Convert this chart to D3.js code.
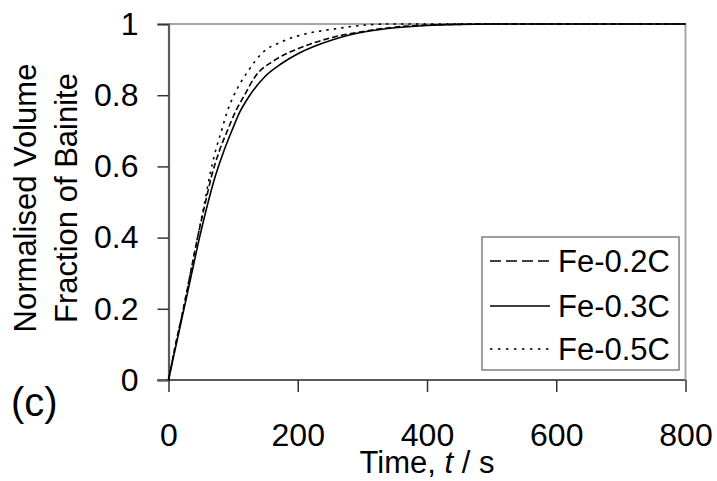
<!DOCTYPE html>
<html>
<head>
<meta charset="utf-8">
<script src="https://cdn.jsdelivr.net/npm/d3@7"></script>
<style>
  body { margin: 0; background: #fff; }
  svg { display: block; font-family: "Liberation Sans", Arial, sans-serif; }
</style>
</head>
<body>
<div class="chart"></div>
<script>
// Time in s, normalised volume fraction
let timeC02 = [0, 11, 23, 34, 45, 56, 67, 79, 91, 104, 116, 134, 165, 201, 253, 304, 355, 400, 450, 500, 600, 700, 800];
let fracC02 = [0, 0.1, 0.2, 0.3, 0.4, 0.49, 0.575, 0.645, 0.7, 0.755, 0.795, 0.852, 0.899, 0.931, 0.962, 0.98, 0.992, 0.997, 0.999, 1, 1, 1, 1];

let timeC03 = [0, 12, 24, 36, 48, 60, 72, 85, 98, 111, 124, 149, 175, 201, 253, 304, 355, 400, 450, 500, 600, 700, 800];
let fracC03 = [0, 0.1, 0.2, 0.3, 0.4, 0.49, 0.57, 0.64, 0.7, 0.755, 0.795, 0.852, 0.889, 0.917, 0.955, 0.978, 0.99, 0.996, 0.999, 1, 1, 1, 1];

let timeC05 = [0, 11, 23, 34, 45, 55, 64, 73, 82, 91, 100, 124, 144, 175, 216, 253, 304, 340, 400, 500, 600, 700, 800];
let fracC05 = [0, 0.1, 0.2, 0.3, 0.4, 0.49, 0.575, 0.645, 0.7, 0.755, 0.795, 0.87, 0.917, 0.95, 0.974, 0.985, 0.997, 1, 1, 1, 1, 1, 1];

let seriesNames = ["Fe-0.2C", "Fe-0.3C", "Fe-0.5C"];
let xTicks = [0, 200, 400, 600, 800];
let yTicks = [0, 0.2, 0.4, 0.6, 0.8, 1];

let svgWidth = 717;
let svgHeight = 481;
let margin = {top: 24, right: 31.5, bottom: 101, left: 168.5};
let width = svgWidth - margin.left - margin.right;
let height = svgHeight - margin.top - margin.bottom;

let svg = d3.select(".chart").append("svg")
  .attr("width", svgWidth)
  .attr("height", svgHeight);

let chartGroup = svg.append("g")
  .attr("transform", `translate(${margin.left}, ${margin.top})`);

let xScale = d3.scaleLinear().domain([0, 800]).range([0, width]);
let yScale = d3.scaleLinear().domain([0, 1]).range([height, 0]);

// top and right frame of the plot area
chartGroup.append("path")
  .attr("d", `M0,0H${width}V${height}`)
  .attr("fill", "none")
  .attr("stroke", "#a6a6a6")
  .attr("stroke-width", 2);

// axes
let leftAxis = d3.axisLeft(yScale)
  .tickValues(yTicks)
  .tickSize(11)
  .tickPadding(19)
  .tickFormat(d => d === 0 || d === 1 ? d3.format("d")(d) : d3.format(".1f")(d));

let bottomAxis = d3.axisBottom(xScale)
  .tickValues(xTicks)
  .tickSize(12)
  .tickPadding(31)
  .tickFormat(d3.format("d"));

let yAxisG = chartGroup.append("g").attr("class", "y-axis").call(leftAxis);
let xAxisG = chartGroup.append("g").attr("class", "x-axis")
  .attr("transform", `translate(0, ${height})`)
  .call(bottomAxis);

[yAxisG, xAxisG].forEach(g => {
  g.select(".domain").attr("stroke", "#5a5a5a").attr("stroke-width", 2.2);
  g.selectAll(".tick line").attr("stroke", "#333").attr("stroke-width", 1.5);
  g.selectAll(".tick text")
    .attr("fill", "#000")
    .style("font-size", "32px")
    .style("font-family", "'Liberation Sans', Arial, sans-serif");
});
xAxisG.select(".domain").attr("d", `M-11,0H${width}`);

// curves
let styles = [
  {dash: "6,3", legendDash: "11,5"},
  {dash: null, legendDash: null},
  {dash: "2.5,5", legendDash: "2.5,5.5"}
];
let seriesData = [
  d3.zip(timeC02, fracC02),
  d3.zip(timeC03, fracC03),
  d3.zip(timeC05, fracC05)
];

let line = d3.line()
  .x(d => xScale(d[0]))
  .y(d => yScale(d[1]))
  .curve(d3.curveMonotoneX);

seriesData.forEach((data, i) => {
  chartGroup.append("path")
    .datum(data)
    .attr("fill", "none")
    .attr("stroke", "#000")
    .attr("stroke-width", 1.6)
    .attr("stroke-dasharray", styles[i].dash)
    .attr("d", line);
});

// legend
let legend = svg.append("g").attr("transform", "translate(482, 237)");
legend.append("rect")
  .attr("width", 197)
  .attr("height", 133)
  .attr("fill", "#fff")
  .attr("stroke", "#7f7f7f")
  .attr("stroke-width", 1.5);

let rowY = [24, 69, 112];
seriesNames.forEach((name, i) => {
  legend.append("line")
    .attr("x1", 8).attr("x2", 68)
    .attr("y1", rowY[i]).attr("y2", rowY[i])
    .attr("stroke", "#000")
    .attr("stroke-width", 1.6)
    .attr("stroke-dasharray", styles[i].legendDash);
  legend.append("text")
    .attr("x", 76)
    .attr("y", rowY[i] + 11)
    .style("font-size", "31px")
    .text(name);
});

// axis titles
svg.append("text")
  .attr("x", margin.left + width / 2)
  .attr("y", 473)
  .attr("text-anchor", "middle")
  .style("font-size", "31px")
  .html("Time, <tspan font-style='italic'>t</tspan> / s");

let yTitle = svg.append("text")
  .attr("transform", "translate(0, 198) rotate(-90)")
  .attr("text-anchor", "middle")
  .style("font-size", "31px");
yTitle.append("tspan").attr("x", 0).attr("y", 36).text("Normalised Volume");
yTitle.append("tspan").attr("x", 0).attr("y", 77).text("Fraction of Bainite");

// panel label
svg.append("text")
  .attr("x", 11)
  .attr("y", 416)
  .style("font-size", "40px")
  .text("(c)");
</script>
</body>
</html>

§ **Short problem**: Please transcribe the material above exactly as written. Leave the pictures out.

§ **Expected output**:
Convert this chart to D3.js code.
<!DOCTYPE html>
<html>
<head>
<meta charset="utf-8">
<script src="https://cdn.jsdelivr.net/npm/d3@7"></script>
<style>
  body { margin: 0; background: #fff; }
  svg { display: block; font-family: "Liberation Sans", Arial, sans-serif; }
</style>
</head>
<body>
<div class="chart"></div>
<script>
// Time in s, normalised volume fraction
let timeC02 = [0, 11, 23, 34, 45, 56, 67, 79, 91, 104, 116, 134, 165, 201, 253, 304, 355, 400, 450, 500, 600, 700, 800];
let fracC02 = [0, 0.1, 0.2, 0.3, 0.4, 0.49, 0.575, 0.645, 0.7, 0.755, 0.795, 0.852, 0.899, 0.931, 0.962, 0.98, 0.992, 0.997, 0.999, 1, 1, 1, 1];

let timeC03 = [0, 12, 24, 36, 48, 60, 72, 85, 98, 111, 124, 149, 175, 201, 253, 304, 355, 400, 450, 500, 600, 700, 800];
let fracC03 = [0, 0.1, 0.2, 0.3, 0.4, 0.49, 0.57, 0.64, 0.7, 0.755, 0.795, 0.852, 0.889, 0.917, 0.955, 0.978, 0.99, 0.996, 0.999, 1, 1, 1, 1];

let timeC05 = [0, 11, 23, 34, 45, 55, 64, 73, 82, 91, 100, 124, 144, 175, 216, 253, 304, 340, 400, 500, 600, 700, 800];
let fracC05 = [0, 0.1, 0.2, 0.3, 0.4, 0.49, 0.575, 0.645, 0.7, 0.755, 0.795, 0.87, 0.917, 0.95, 0.974, 0.985, 0.997, 1, 1, 1, 1, 1, 1];

let seriesNames = ["Fe-0.2C", "Fe-0.3C", "Fe-0.5C"];
let xTicks = [0, 200, 400, 600, 800];
let yTicks = [0, 0.2, 0.4, 0.6, 0.8, 1];

let svgWidth = 717;
let svgHeight = 481;
let margin = {top: 24, right: 31.5, bottom: 101, left: 168.5};
let width = svgWidth - margin.left - margin.right;
let height = svgHeight - margin.top - margin.bottom;

let svg = d3.select(".chart").append("svg")
  .attr("width", svgWidth)
  .attr("height", svgHeight);

let chartGroup = svg.append("g")
  .attr("transform", `translate(${margin.left}, ${margin.top})`);

let xScale = d3.scaleLinear().domain([0, 800]).range([0, width]);
let yScale = d3.scaleLinear().domain([0, 1]).range([height, 0]);

// top and right frame of the plot area
chartGroup.append("path")
  .attr("d", `M0,0H${width}V${height}`)
  .attr("fill", "none")
  .attr("stroke", "#a6a6a6")
  .attr("stroke-width", 2);

// axes
let leftAxis = d3.axisLeft(yScale)
  .tickValues(yTicks)
  .tickSize(11)
  .tickPadding(19)
  .tickFormat(d => d === 0 || d === 1 ? d3.format("d")(d) : d3.format(".1f")(d));

let bottomAxis = d3.axisBottom(xScale)
  .tickValues(xTicks)
  .tickSize(12)
  .tickPadding(31)
  .tickFormat(d3.format("d"));

let yAxisG = chartGroup.append("g").attr("class", "y-axis").call(leftAxis);
let xAxisG = chartGroup.append("g").attr("class", "x-axis")
  .attr("transform", `translate(0, ${height})`)
  .call(bottomAxis);

[yAxisG, xAxisG].forEach(g => {
  g.select(".domain").attr("stroke", "#5a5a5a").attr("stroke-width", 2.2);
  g.selectAll(".tick line").attr("stroke", "#333").attr("stroke-width", 1.5);
  g.selectAll(".tick text")
    .attr("fill", "#000")
    .style("font-size", "32px")
    .style("font-family", "'Liberation Sans', Arial, sans-serif");
});
xAxisG.select(".domain").attr("d", `M-11,0H${width}`);

// curves
let styles = [
  {dash: "6,3", legendDash: "11,5"},
  {dash: null, legendDash: null},
  {dash: "2.5,5", legendDash: "2.5,5.5"}
];
let seriesData = [
  d3.zip(timeC02, fracC02),
  d3.zip(timeC03, fracC03),
  d3.zip(timeC05, fracC05)
];

let line = d3.line()
  .x(d => xScale(d[0]))
  .y(d => yScale(d[1]))
  .curve(d3.curveMonotoneX);

seriesData.forEach((data, i) => {
  chartGroup.append("path")
    .datum(data)
    .attr("fill", "none")
    .attr("stroke", "#000")
    .attr("stroke-width", 1.6)
    .attr("stroke-dasharray", styles[i].dash)
    .attr("d", line);
});

// legend
let legend = svg.append("g").attr("transform", "translate(482, 237)");
legend.append("rect")
  .attr("width", 197)
  .attr("height", 133)
  .attr("fill", "#fff")
  .attr("stroke", "#7f7f7f")
  .attr("stroke-width", 1.5);

let rowY = [24, 69, 112];
seriesNames.forEach((name, i) => {
  legend.append("line")
    .attr("x1", 8).attr("x2", 68)
    .attr("y1", rowY[i]).attr("y2", rowY[i])
    .attr("stroke", "#000")
    .attr("stroke-width", 1.6)
    .attr("stroke-dasharray", styles[i].legendDash);
  legend.append("text")
    .attr("x", 76)
    .attr("y", rowY[i] + 11)
    .style("font-size", "31px")
    .text(name);
});

// axis titles
svg.append("text")
  .attr("x", margin.left + width / 2)
  .attr("y", 473)
  .attr("text-anchor", "middle")
  .style("font-size", "31px")
  .html("Time, <tspan font-style='italic'>t</tspan> / s");

let yTitle = svg.append("text")
  .attr("transform", "translate(0, 198) rotate(-90)")
  .attr("text-anchor", "middle")
  .style("font-size", "31px");
yTitle.append("tspan").attr("x", 0).attr("y", 36).text("Normalised Volume");
yTitle.append("tspan").attr("x", 0).attr("y", 77).text("Fraction of Bainite");

// panel label
svg.append("text")
  .attr("x", 11)
  .attr("y", 416)
  .style("font-size", "40px")
  .text("(c)");
</script>
</body>
</html>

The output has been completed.